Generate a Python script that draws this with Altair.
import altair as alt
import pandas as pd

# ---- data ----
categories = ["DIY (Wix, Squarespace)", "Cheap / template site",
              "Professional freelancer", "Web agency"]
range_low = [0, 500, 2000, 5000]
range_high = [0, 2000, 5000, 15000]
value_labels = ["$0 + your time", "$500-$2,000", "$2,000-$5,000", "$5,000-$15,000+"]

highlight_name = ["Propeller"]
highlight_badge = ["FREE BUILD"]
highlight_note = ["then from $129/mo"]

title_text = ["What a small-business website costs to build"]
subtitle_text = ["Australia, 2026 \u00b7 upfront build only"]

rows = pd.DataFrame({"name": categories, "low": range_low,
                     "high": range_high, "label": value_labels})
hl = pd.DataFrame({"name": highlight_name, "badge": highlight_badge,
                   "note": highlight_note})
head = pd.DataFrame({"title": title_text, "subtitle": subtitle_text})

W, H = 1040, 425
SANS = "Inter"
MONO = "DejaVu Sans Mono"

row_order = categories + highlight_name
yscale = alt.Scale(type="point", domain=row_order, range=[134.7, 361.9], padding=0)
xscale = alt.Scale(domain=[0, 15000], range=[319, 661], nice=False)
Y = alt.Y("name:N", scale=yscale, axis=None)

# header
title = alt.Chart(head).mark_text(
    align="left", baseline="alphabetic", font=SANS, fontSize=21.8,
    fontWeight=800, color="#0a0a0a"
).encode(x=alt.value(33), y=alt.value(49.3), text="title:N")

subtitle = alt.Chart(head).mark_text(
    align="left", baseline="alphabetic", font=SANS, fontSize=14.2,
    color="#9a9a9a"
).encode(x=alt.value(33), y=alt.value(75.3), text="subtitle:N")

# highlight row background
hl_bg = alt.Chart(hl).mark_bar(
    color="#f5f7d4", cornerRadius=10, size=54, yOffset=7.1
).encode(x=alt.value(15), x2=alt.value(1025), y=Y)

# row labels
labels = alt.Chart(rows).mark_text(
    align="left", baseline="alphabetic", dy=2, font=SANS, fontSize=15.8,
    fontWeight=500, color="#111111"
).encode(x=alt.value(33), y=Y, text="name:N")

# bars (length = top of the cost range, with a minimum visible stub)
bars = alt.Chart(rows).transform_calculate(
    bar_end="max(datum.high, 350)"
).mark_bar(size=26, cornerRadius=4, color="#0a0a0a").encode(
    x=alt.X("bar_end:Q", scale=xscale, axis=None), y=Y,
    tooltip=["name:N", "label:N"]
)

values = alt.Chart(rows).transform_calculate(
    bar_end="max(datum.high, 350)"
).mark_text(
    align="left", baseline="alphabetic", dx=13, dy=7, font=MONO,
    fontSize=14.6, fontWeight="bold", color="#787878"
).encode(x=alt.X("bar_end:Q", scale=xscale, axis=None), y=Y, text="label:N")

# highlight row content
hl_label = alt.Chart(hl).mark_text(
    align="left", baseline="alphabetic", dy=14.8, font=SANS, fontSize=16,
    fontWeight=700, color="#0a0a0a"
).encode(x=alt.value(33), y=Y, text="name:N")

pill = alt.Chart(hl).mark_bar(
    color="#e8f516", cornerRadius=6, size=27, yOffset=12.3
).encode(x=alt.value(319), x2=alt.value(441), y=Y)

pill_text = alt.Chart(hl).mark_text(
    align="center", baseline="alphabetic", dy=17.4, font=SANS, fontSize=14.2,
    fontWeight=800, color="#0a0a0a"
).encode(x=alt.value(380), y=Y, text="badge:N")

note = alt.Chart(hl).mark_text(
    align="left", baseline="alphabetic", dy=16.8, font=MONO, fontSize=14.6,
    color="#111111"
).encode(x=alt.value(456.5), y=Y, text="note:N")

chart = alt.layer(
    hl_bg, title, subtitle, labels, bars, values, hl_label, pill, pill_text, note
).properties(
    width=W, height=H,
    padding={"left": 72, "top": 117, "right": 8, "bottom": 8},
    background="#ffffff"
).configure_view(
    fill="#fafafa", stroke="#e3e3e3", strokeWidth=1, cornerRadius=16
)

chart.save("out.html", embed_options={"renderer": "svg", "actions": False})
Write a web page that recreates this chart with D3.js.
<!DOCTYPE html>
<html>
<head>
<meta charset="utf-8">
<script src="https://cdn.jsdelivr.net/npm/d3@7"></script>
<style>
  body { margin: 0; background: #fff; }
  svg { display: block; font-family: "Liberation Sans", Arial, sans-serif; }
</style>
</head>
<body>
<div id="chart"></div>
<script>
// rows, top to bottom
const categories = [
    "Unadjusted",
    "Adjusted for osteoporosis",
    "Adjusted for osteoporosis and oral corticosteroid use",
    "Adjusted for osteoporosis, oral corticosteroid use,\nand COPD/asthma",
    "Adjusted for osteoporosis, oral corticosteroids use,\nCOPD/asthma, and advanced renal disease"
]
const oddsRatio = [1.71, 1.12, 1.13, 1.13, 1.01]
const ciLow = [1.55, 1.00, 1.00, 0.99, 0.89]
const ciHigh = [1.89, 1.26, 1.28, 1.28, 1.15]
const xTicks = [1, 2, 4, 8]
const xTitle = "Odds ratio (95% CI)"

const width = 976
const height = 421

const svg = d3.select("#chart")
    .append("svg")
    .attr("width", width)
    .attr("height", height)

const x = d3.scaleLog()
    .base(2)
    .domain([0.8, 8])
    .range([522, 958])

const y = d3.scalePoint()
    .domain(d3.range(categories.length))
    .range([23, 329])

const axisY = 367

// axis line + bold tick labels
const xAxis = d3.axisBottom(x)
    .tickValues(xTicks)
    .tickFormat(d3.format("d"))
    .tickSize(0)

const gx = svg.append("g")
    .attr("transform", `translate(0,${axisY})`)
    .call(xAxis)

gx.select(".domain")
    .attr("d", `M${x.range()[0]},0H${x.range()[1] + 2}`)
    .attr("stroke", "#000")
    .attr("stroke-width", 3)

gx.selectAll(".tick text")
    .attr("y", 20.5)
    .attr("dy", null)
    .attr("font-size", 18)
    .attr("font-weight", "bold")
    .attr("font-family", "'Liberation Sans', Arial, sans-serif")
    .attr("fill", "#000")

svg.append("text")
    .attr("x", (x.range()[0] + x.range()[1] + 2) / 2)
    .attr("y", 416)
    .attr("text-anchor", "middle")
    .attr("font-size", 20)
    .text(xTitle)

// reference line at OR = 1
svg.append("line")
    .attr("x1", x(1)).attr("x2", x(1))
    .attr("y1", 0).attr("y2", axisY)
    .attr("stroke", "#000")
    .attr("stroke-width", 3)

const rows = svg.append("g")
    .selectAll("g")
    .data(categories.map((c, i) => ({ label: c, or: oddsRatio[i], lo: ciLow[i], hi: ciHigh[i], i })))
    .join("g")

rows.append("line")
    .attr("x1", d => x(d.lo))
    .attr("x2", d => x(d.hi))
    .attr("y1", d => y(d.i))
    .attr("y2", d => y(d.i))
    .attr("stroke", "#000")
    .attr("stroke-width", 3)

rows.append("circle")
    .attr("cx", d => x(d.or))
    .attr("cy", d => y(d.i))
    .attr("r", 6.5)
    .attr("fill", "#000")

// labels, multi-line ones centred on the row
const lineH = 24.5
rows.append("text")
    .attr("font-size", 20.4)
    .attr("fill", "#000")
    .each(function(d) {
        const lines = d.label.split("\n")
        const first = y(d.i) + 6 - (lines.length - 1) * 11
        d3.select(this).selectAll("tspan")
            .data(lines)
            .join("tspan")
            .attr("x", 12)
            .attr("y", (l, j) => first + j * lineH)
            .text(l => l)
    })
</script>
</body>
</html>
* * *
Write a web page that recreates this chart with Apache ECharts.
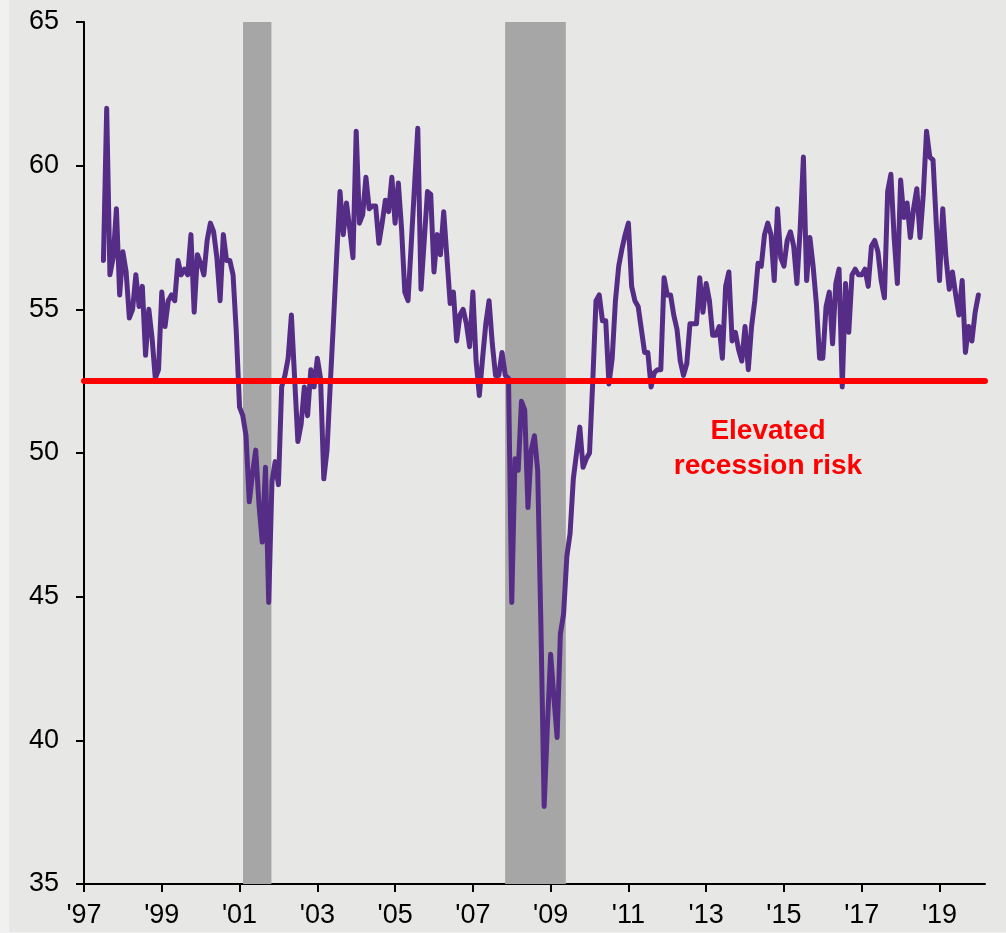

> TASK TO COMPLETE
Exactly the lines above from the one with "Generate a Python" to the one with "import pandas as pd", both included, are to be quoted; leave the rest out.

> SOLUTION TO THE PROBLEM
Generate a Python script that draws this with Altair.
import altair as alt
import pandas as pd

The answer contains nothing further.